The sketches were made in slim books with soft covers and relatively thin paper, which has a smooth surface. This encouraged uninhibited and rapid drawing, with occasional notes. The softness of the books also lends itself to drawing in any situation (including the bed). In this sense the design sketches stand in contrast to the travel sketches; however, the principal medium remains the line drawing, for I was concerned to scrutinise the design in its most vulnerable and exposed state. Much of the exploration was in parallel with making models to understand the roof, how to create something new which mediates between the abstract compositions of the 1960s (of which the existing house is a humble example) and older forms (of which the neighbours are derivatives). Once this carapace had been determined, I was able to return again to the interior.
The court had by now migrated to one side of the house, leaving a central hall lit from above. The porous relationship between this room and the planted court became the precondition for degrees of exteriority running through the whole of the ground floor. Imagining myself within this topography encouraged other drawings, more akin to those I have made of external spaces in Greece. The enclosure of the hall took on the character of facades to a square; at the same time the absence of actual doors makes the piers of masonry between the openings more like columns in a broader field. At the back of the house, the masonry enclosure fragments into three vertical piers and the dominant structure is a glazed frame. Its footprint steps in relation to the existing trees, implying a second court of which only half is made by the building, and leading finally into the main garden.
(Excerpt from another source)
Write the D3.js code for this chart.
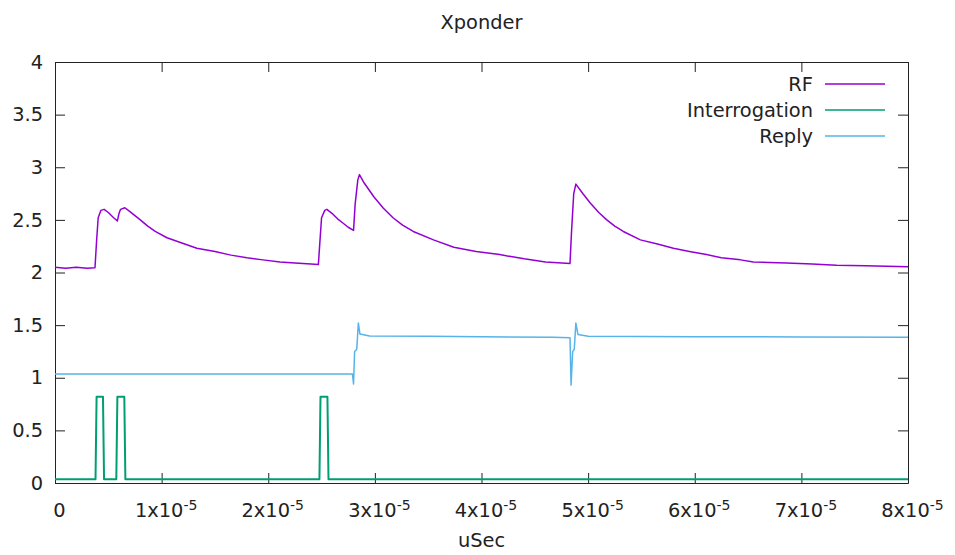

As with the suburban surroundings of the house, the Greek architecture I drew while designing this project is anonymously produced and has few obvious rules. The drawings offer no guarantees: only promises of something unexpected enough to merit exploration. We might call the relation between architectural experiences and proposals an oneiric one, for any deep connection is indirect: it emerges through intuitive judgements. In making this analogy with dreams, I am making the analogy with life: what is really important remains impossible to demonstrate absolutely. It can only be understood implicitly, or believed.